Cline points out that alarms that float in a pool can be set off by anything that disturbs the pool’s surface–a fountain, the wind or even the pool’s pump. “They give off so many false alarms that people turn the sensitivity down and down and down” to the point that they’re virtually useless, she says.
Perimeter alarms that operate with infrared light beams are effective, she says, but only under the right circumstances. The beams can’t turn corners and must end in something solid; if not, they’ll shoot off into the neighbor’s yard, where any movement will set them off.
Some perimeter alarm systems use laser beams instead, but those are easily tripped by birds or other passing objects, Cline says.
The safety advocates also recommend having a poolside phone. Besides being essential in an emergency, it’ll eliminate any temptation to leave the kids unattended to run inside and answer a call.
Of course, equip the pool area with first-aid and rescue equipment such as ropes, lifesaving rings and shepherd’s crooks–and just as importantly, equip your family with knowledge of how to use them, Harper says.
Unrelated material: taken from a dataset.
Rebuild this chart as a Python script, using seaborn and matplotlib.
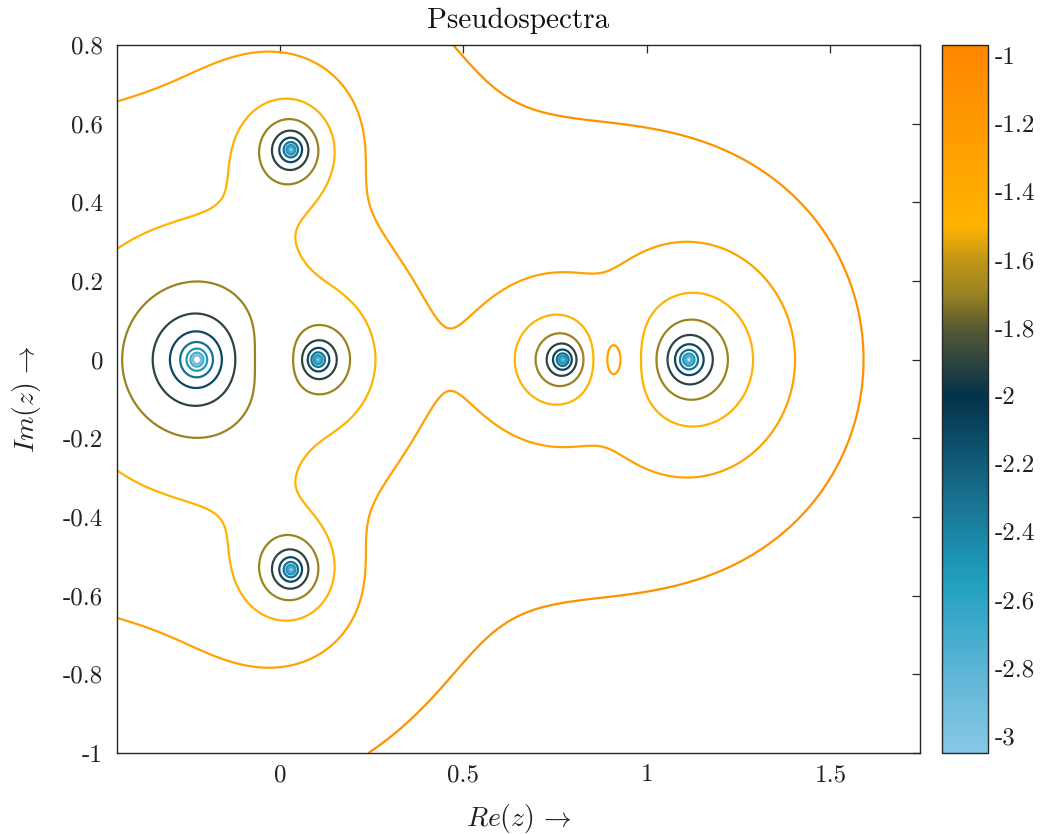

When it comes to pool safety, there really is no such thing as being too careful.
There’s no substitute for supervision
– Provide constant adult supervision. One idea is to appoint a “water watcher,” an adult whose only responsibility is watching the children in the pool.
– Require teenagers and adults, including baby sitters, to learn infant and child CPR.
– Post CPR instructions and emergency numbers in the pool area.
– Make swimming off-limits when a sitter in the early teens or younger is in charge.
– Make sure children and others who use the pool take swimming lessons. However, don’t let the lessons lull you into thinking your children need any less supervision.
– Insist that children use the buddy system.
– Keep toys, tricycles and other playthings that might attract tots away from the pool area.
– Prohibit diving unless the pool is at least 9 feet deep, and make sure swimmers learn proper diving techniques.
– Use only approved flotation devices that are the appropriate size for the child. Don’t use them as a substitute for supervision.
– Remove or secure ladders or steps leading to above-ground pools if they’re not enclosed by a fence.